Technically, the Fifth Circuit’s decision did not ban mifepristone outright — it merely required the Food and Drug Administration (FDA) to unravel several changes the FDA made to the protocol health providers must use when prescribing the drug, which rolled out in 2016. As a practical matter, however, requiring health providers to return to pre-2016 protocols would prevent them from prescribing mifepristone for at least several months, because the drug’s manufacturer would need to revise its labels, recertify providers on the new, court-imposed protocol, and take other steps that cannot be completed quickly.
As the conservative Supreme Court’s April order suggests, the legal arguments against mifepristone are exceedingly weak. No federal court, including Kacsmaryk’s court, had jurisdiction to hear this case in the first place. And the law gives the FDA, and not judges, the power to decide which drugs should be available in the US.
It does so, moreover, for a very good reason. The FDA is made up of scientists and other experts in drug safety and efficacy, while the courts are made up of lawyers who rarely know anything about these subjects.

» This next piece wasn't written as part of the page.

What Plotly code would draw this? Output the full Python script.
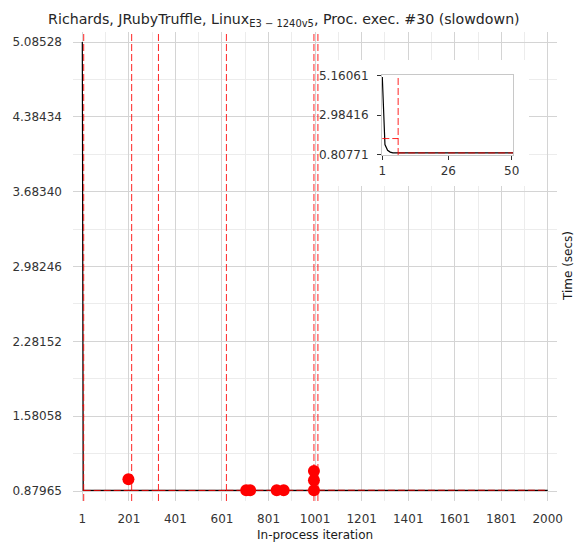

One other sign that the justices probably aren’t going to ban mifepristone is that, at the same time that the Court announced it would hear the two Alliance cases, it also denied a request by the anti-abortion plaintiffs in those cases. Those plaintiffs asked the justices to consider reinstating Kacsmaryk’s sweeping ban on mifepristone. In refusing to even consider that option, the Court effectively takes it off the table — at least for now.